Book covers are so important. It is the first thing readers will see when your book catches their eye. One has to spend some time with the illustrator, being willing to compromise and also knowing when to stand firm at the same time.
I am fortunate that I have two illustrators that are awesome. Squirrel Mafia was easy, with it being a non fiction book, since all the pictures in the book and cover are ones I personally took from around my area. For my Jasper series it involved me sending the team close to 100 pictures of Jasper so they could get a good idea of what he was like, his mannerisms and positions that he had. So the two covers reflect that.
It again takes time. I have had to tell them a/Ah hmm can you lighten this portion of the book? b/ Can you lower the title a bit? c/ Can you make the font for book 2 a bit more bigger? d/ Ah hmm that is not the title I ended up with to f/ No that won’t work at all.
The team that does Jasper is wonderful and are willing and open to listen to my ideas and thoughts when it comes to the cover and the pictures inside . I am fortunate they give me leeway with each of my books and also welcome suggestions and don’t get upset when I say no that is not going to work period.
I want it just right. It is a tiresome process and stressful one at that for I want it as great as I can get it. Not everyone is going to like it. That’s okay for you can’t please everyone. What I need to do is get a cover that represents the material inside to the best of my ability.

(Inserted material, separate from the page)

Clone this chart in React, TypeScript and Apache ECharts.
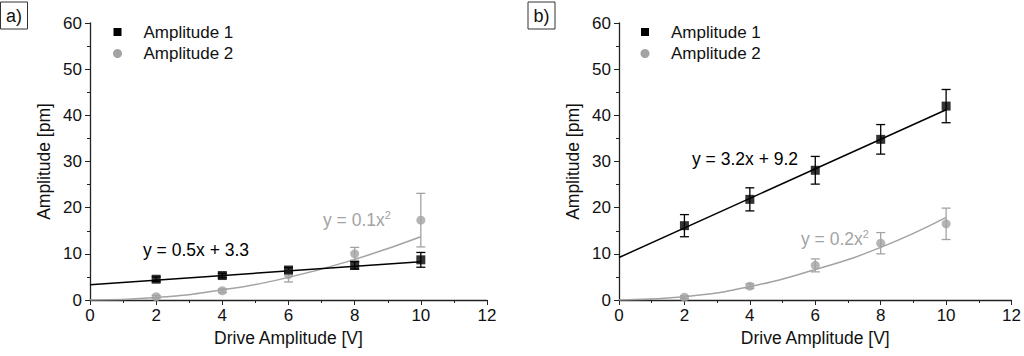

I purchased a few books recently simply on the title or the book cover that was presented before me. I didn’t read the back, I just talked to the author and asked about it. I can’t believe that I was so easily parted with my money with books I had little knowledge of. It just goes to show how important one’s title and book cover are for our own books. Do we take the time and care that is needed for these two concepts? Or do we slap a title, a cover and move on to what we consider more important, writing?
My sequel to my children’s book has no title. I haven’t taken the time needed to come up with one. I’m not one to spend time on this. Majority of my titles have been offered to me: Jasper, Amazon Parrot: A Rainforest Adventure, Squirrel Mafia and Dragons in the Attic. Though in fairness I did come up with these. The manuscripts practically named themselves. These include Moe’s Cafe, A Woman of Color and Lost Faith.
I guess for me it is a crap shoot if I can come up with one and how much importance I place on it. Sometimes the MS names itself and sometimes it needs a little bit of help. It’s in the editor’s hands now as I am midway through volume three of this series. A few people have offered titles to volume two. The ones mentioned have been Jasper, Amazon Parrot: Rainforest Friends, Jasper, Amazon Parrot: Rainforest Friends and Family and Jasper:The Next Adventure.
I like them all to be honest. It sure beats me saying Jasper 2 which is all I had. A title in a way solidifies your work as you present it to publishers or literary agents. If nothing else, at least I have a working title until further notice.
The cover is another story. The one for my first volume I had a lot of input and final say in the final version. I sent endless pictures of Jasper, at the illustrator’s request, so she could get a feeling of who he was. It took a bit of work on both of our parts as we made suggestions to each other of what we liked and didn’t like. For while I feel a cover is important, I feel it is very important when it comes to children, one of our worse critics of all time. If we don’t make either pleasing to the eye, the books may soon gather dust as the ones around them get picked up.
So again I ask, how much time do you spend on your title and cover? And how important is it to you?
This past Friday, the illustrator sent me four images for my book Jasper, Amazon Parrot: A Rainforest Adventure. They were primarily to see if she was on the right track in conveying the image I wanted for him. Opening up the email I was blown away. I knew immediately which one was my favorite. Granted I am going to ask her to make some changes here and there but she is in the direction I had anticipated. Like most anything I asked for people’s advice on which one they liked and didn’t like and why. Just because I have final say on the covers doesn’t mean I know what I am doing here.
So a variety of people looked at them. I had other writers, my family, people at the store where I was making copies of the images to kids who had read the actual book. What I was hearing was that I seemed to be the only one who liked the one image that had stood out to me.
This is an important decision, the book cover for your book. It has to be amazing for people to even want to pick up just to read the back cover. If it is not appealing it will gather dust on the shelves. I must have emailed my poor editor at least 20 times, if not more, as we went over each one carefully.
Among the various suggestions a light bulb finally lit over my head. The reason people were not liking the image I liked was due to positioning of Jasper. They loved the side profile he had in the other three images. So I tried this out. I started asking people if image 1 would work if it was a side profile. People liked, they really liked that idea.
I mailed Kim, the illustrator, and asked her if she could make some slight changes to two of the images to see which one really pop. She is awesome and is so willing to work with me in creating something that even Jasper would be proud off. I don’t have the image here for it is going to be work on but when it is ready I will release it. This was a little stressful these last few days as I tried to figure out what worked. We shouldn’t always ignore our gut feelings, it may know something that we don’t already know. Even if that means it has to be tweaked a little bit.